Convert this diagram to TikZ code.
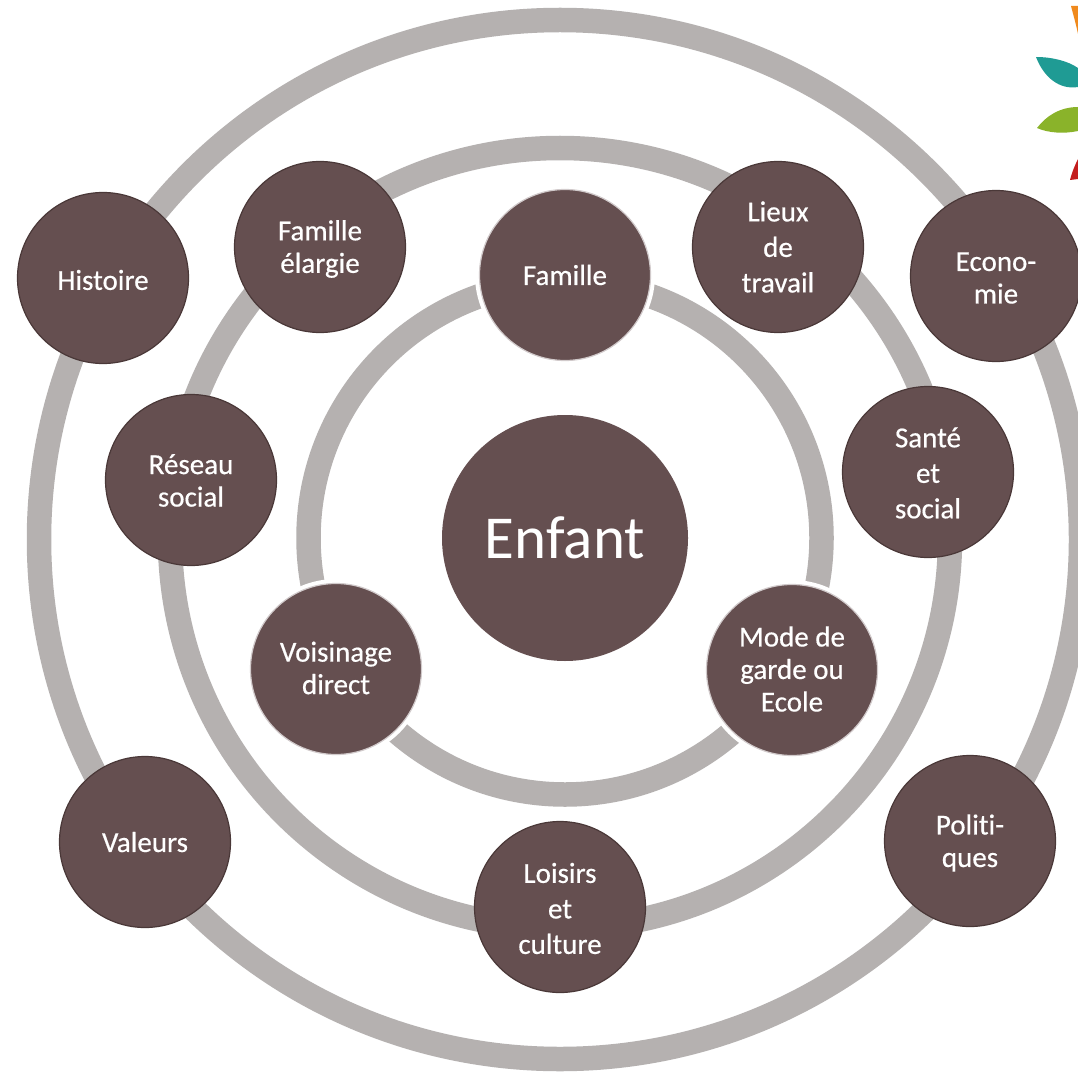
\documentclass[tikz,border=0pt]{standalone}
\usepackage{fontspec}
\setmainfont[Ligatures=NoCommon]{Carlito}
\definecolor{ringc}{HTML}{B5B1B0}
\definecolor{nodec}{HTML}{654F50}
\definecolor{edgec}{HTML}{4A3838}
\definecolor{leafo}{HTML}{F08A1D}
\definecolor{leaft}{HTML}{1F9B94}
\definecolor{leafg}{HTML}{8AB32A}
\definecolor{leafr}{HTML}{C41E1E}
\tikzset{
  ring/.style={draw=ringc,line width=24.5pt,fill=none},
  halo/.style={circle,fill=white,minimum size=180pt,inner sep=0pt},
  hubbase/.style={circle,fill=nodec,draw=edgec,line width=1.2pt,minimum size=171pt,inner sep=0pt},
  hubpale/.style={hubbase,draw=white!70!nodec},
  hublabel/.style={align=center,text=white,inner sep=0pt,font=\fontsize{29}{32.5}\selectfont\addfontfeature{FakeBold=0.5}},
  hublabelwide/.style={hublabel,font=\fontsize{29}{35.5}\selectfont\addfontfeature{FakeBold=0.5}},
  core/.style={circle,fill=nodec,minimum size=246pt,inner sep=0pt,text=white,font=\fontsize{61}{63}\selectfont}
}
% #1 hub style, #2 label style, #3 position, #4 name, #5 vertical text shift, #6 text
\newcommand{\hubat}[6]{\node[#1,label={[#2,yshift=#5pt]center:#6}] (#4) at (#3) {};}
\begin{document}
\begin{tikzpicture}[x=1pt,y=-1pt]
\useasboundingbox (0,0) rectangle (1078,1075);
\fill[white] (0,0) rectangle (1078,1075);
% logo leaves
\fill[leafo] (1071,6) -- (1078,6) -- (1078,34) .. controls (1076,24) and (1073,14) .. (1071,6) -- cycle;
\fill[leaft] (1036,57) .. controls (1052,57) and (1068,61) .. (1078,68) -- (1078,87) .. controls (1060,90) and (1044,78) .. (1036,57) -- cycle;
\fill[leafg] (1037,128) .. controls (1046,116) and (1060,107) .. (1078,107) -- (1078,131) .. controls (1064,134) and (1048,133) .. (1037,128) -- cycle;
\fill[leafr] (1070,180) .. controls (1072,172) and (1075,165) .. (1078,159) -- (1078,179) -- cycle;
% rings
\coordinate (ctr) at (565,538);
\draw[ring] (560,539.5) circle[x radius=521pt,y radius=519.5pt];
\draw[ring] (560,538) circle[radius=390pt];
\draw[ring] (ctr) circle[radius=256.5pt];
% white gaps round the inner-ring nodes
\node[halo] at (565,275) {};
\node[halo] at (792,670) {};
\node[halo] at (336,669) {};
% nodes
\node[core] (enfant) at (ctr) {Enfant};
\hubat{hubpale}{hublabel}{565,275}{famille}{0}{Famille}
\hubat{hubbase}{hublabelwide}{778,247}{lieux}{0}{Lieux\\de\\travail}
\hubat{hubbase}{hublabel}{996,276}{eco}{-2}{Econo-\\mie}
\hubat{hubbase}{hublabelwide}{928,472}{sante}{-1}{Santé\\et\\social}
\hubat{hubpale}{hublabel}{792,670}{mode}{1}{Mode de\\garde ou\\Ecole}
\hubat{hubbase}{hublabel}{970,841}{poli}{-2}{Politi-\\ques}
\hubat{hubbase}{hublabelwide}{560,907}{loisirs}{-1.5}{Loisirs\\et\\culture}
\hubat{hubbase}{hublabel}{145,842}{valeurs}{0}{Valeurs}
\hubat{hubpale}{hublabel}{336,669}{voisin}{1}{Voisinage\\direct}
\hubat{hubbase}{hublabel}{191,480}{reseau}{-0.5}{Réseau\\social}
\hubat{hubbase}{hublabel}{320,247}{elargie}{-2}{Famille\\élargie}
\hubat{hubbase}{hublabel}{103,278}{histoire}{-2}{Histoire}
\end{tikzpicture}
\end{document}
··········
# [DIRECTIVE]
Reproduce each line exactly, please, except for any pictures.

# [EXERCISE RESULT]
Convert this diagram to TikZ code.
\documentclass[tikz,border=0pt]{standalone}
\usepackage{fontspec}
\setmainfont[Ligatures=NoCommon]{Carlito}
\definecolor{ringc}{HTML}{B5B1B0}
\definecolor{nodec}{HTML}{654F50}
\definecolor{edgec}{HTML}{4A3838}
\definecolor{leafo}{HTML}{F08A1D}
\definecolor{leaft}{HTML}{1F9B94}
\definecolor{leafg}{HTML}{8AB32A}
\definecolor{leafr}{HTML}{C41E1E}
\tikzset{
  ring/.style={draw=ringc,line width=24.5pt,fill=none},
  halo/.style={circle,fill=white,minimum size=180pt,inner sep=0pt},
  hubbase/.style={circle,fill=nodec,draw=edgec,line width=1.2pt,minimum size=171pt,inner sep=0pt},
  hubpale/.style={hubbase,draw=white!70!nodec},
  hublabel/.style={align=center,text=white,inner sep=0pt,font=\fontsize{29}{32.5}\selectfont\addfontfeature{FakeBold=0.5}},
  hublabelwide/.style={hublabel,font=\fontsize{29}{35.5}\selectfont\addfontfeature{FakeBold=0.5}},
  core/.style={circle,fill=nodec,minimum size=246pt,inner sep=0pt,text=white,font=\fontsize{61}{63}\selectfont}
}
% #1 hub style, #2 label style, #3 position, #4 name, #5 vertical text shift, #6 text
\newcommand{\hubat}[6]{\node[#1,label={[#2,yshift=#5pt]center:#6}] (#4) at (#3) {};}
\begin{document}
\begin{tikzpicture}[x=1pt,y=-1pt]
\useasboundingbox (0,0) rectangle (1078,1075);
\fill[white] (0,0) rectangle (1078,1075);
% logo leaves
\fill[leafo] (1071,6) -- (1078,6) -- (1078,34) .. controls (1076,24) and (1073,14) .. (1071,6) -- cycle;
\fill[leaft] (1036,57) .. controls (1052,57) and (1068,61) .. (1078,68) -- (1078,87) .. controls (1060,90) and (1044,78) .. (1036,57) -- cycle;
\fill[leafg] (1037,128) .. controls (1046,116) and (1060,107) .. (1078,107) -- (1078,131) .. controls (1064,134) and (1048,133) .. (1037,128) -- cycle;
\fill[leafr] (1070,180) .. controls (1072,172) and (1075,165) .. (1078,159) -- (1078,179) -- cycle;
% rings
\coordinate (ctr) at (565,538);
\draw[ring] (560,539.5) circle[x radius=521pt,y radius=519.5pt];
\draw[ring] (560,538) circle[radius=390pt];
\draw[ring] (ctr) circle[radius=256.5pt];
% white gaps round the inner-ring nodes
\node[halo] at (565,275) {};
\node[halo] at (792,670) {};
\node[halo] at (336,669) {};
% nodes
\node[core] (enfant) at (ctr) {Enfant};
\hubat{hubpale}{hublabel}{565,275}{famille}{0}{Famille}
\hubat{hubbase}{hublabelwide}{778,247}{lieux}{0}{Lieux\\de\\travail}
\hubat{hubbase}{hublabel}{996,276}{eco}{-2}{Econo-\\mie}
\hubat{hubbase}{hublabelwide}{928,472}{sante}{-1}{Santé\\et\\social}
\hubat{hubpale}{hublabel}{792,670}{mode}{1}{Mode de\\garde ou\\Ecole}
\hubat{hubbase}{hublabel}{970,841}{poli}{-2}{Politi-\\ques}
\hubat{hubbase}{hublabelwide}{560,907}{loisirs}{-1.5}{Loisirs\\et\\culture}
\hubat{hubbase}{hublabel}{145,842}{valeurs}{0}{Valeurs}
\hubat{hubpale}{hublabel}{336,669}{voisin}{1}{Voisinage\\direct}
\hubat{hubbase}{hublabel}{191,480}{reseau}{-0.5}{Réseau\\social}
\hubat{hubbase}{hublabel}{320,247}{elargie}{-2}{Famille\\élargie}
\hubat{hubbase}{hublabel}{103,278}{histoire}{-2}{Histoire}
\end{tikzpicture}
\end{document}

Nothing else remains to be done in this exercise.